What China's Foreign Investment Law really means
Updated 10:43, 15-Mar-2019
Robert Lawrence Kuhn
["china"]
04:14
I'm Robert Lawrence Kuhn and here's what I'm watching: China's new Foreign Investment Law, backing up words with deeds. Foreign critics, quick to stress the Law's lack of specificity, should appreciate China's commitment and process.
China has become the champion of globalization, propounding the benefits of free trade, and by proposing to open up its own markets further and faster, China seeks to align its domestic policy with its international strategy.
Years in the making, China's Foreign Investment Law intends to facilitate foreign companies doing business in China, providing fair and equal market participation while at the same time enhancing market competition to benefit Chinese consumers – and here, frankly, foreign pressures can help to do, at least to some degree, what most Chinese economists want to do anyway.
Though specifics are yet to come, the Law intends to give foreign businesses broader market access, protect their intellectual property, prohibit forced technology transfer, and guarantee equal treatment (a “level playing field”) for foreign and domestic companies. 
The draft Law consists of 41 articles in six sections, stressing investment promotion, protection, management, and legal responsibility. It stipulates that national and local governments make their foreign investment services more convenient, efficient and transparent.
The Law's prime objectives are to improve the openness, transparency and predictability of the investment environment for foreign investors. Yet there is concern among foreign media and business leaders about how the Law will be implemented and enforced.
The Law itself, in its current form, lacks required specificity – its 41 articles are down from 170 articles in the 2015 version (which was never passed); moreover, one-third of the 41 articles are a single sentence. Thus, there seems ample room for the Law's “flexible application” in the hands of bureaucrats, especially interest-group bureaucrats. 
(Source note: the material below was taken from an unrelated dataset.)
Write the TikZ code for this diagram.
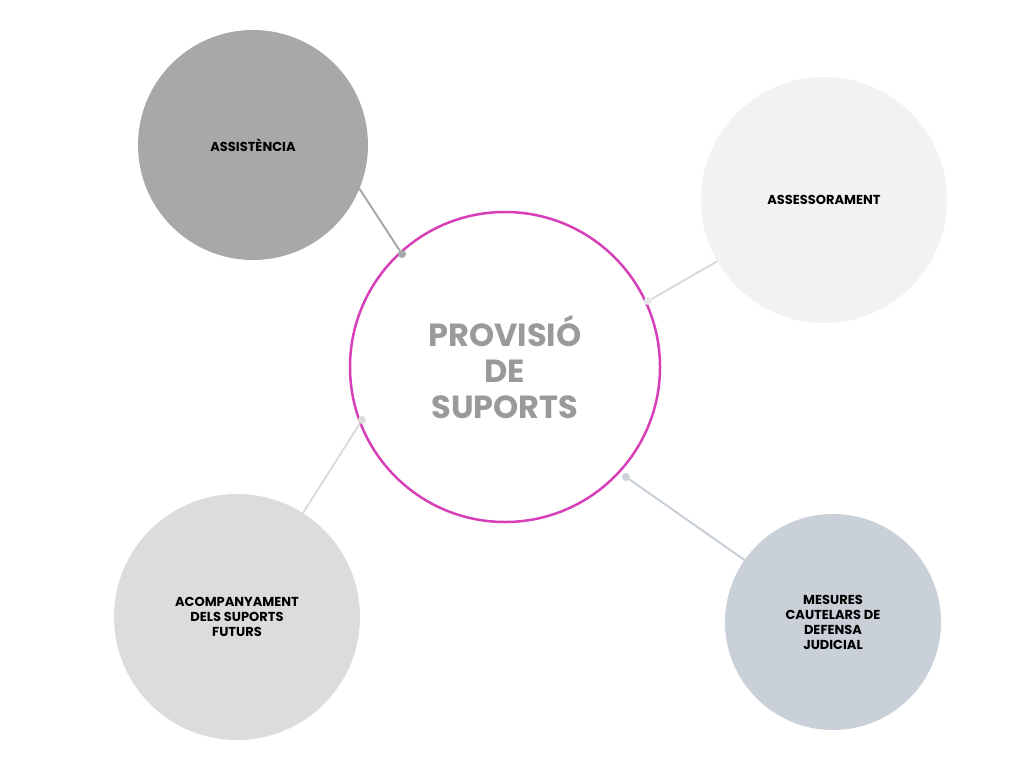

Given the current codification of the Law – including a proviso that complaints would be heard in Chinese courts – foreign concern is justified, but I look to a stronger force, which is why I choose to remain cautiously optimistic.
That stronger force is President Xi Jinping's deep commitment to promoting globalization and the fact that China's credibility as a champion of globalization will depend on the degree to which its domestic Foreign Investment Law is respected by the international business community.
That's why, in preparation for this year's Two Sessions, the legislative process was accelerated. In January 2017, at the World Economic Forum in Davos, President Xi gave perhaps the most meaningful, impassioned and well-received speech in defense of globalization, then under pressure, even attack, by U.S. President Donald Trump and other forces of populism and protectionism. 
At the time, some foreign media criticized China for hypocrisy – “talking the talk” of globalization but not “walking the walk” of applying to themselves the same principles of open markets and free trade that they were preaching to others. I believe that President Xi is determined that China must continue to champion globalization, which is why China's Foreign Investment Law must be effective, and why, after it becomes the law of the land, foreign businesses must appreciate its change-making powers.  Much is riding on the Foreign Investment Law. I'm keeping watch. I'm Robert Lawrence Kuhn.